Prime Minister Kevin Rudd, elected last November, has promised to say sorry to Aborigines for past injustices, reversing an 11-year policy under the previous conservative government that damaged race relations.

"Australia Day is a time to celebrate our nation's past achievements and it's a time to embrace our nation's future," Rudd said on Saturday.

"We should be deeply proud of our country. Proud of aboriginal culture, which represents the oldest continuing culture in human history," he said.

"We stand in awe as we hear the songs and the sounds and the stories and the music which have come down to us from antiquity," he said on Australia's national day.

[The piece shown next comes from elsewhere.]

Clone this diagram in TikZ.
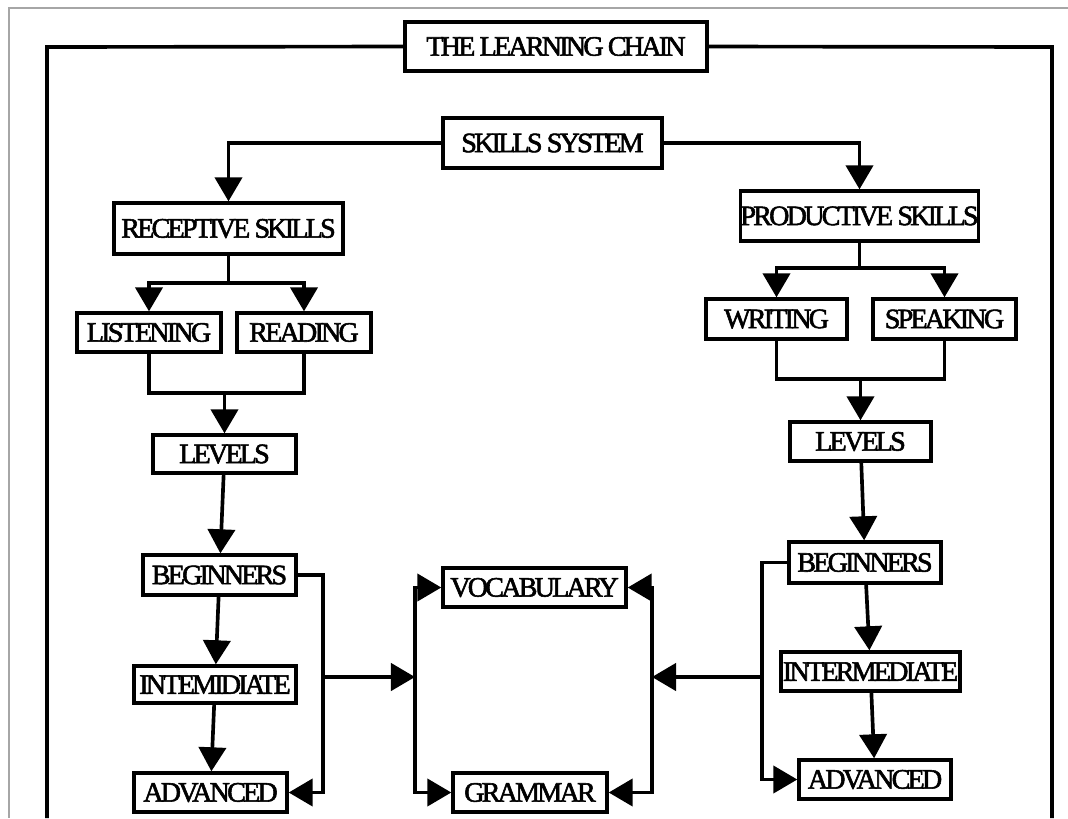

Aborigines are Australia's most disadvantaged group with many living in third-world conditions in remote outback settlements.

Aborigines and indigenous Torres Strait Islanders number only 460,000, 2 per cent of the country's 20 million population, and have a life expectancy 17 years less than white Australians.

They have far higher rates of unemployment, imprisonment, alcohol and drug abuse and domestic violence.

Rudd said Australia faced great challenges such as climate change and an uncertain global economic outlook, and "how to achieve effective reconciliation, so that we can all move forward together - aboriginal and non-aboriginal Australia".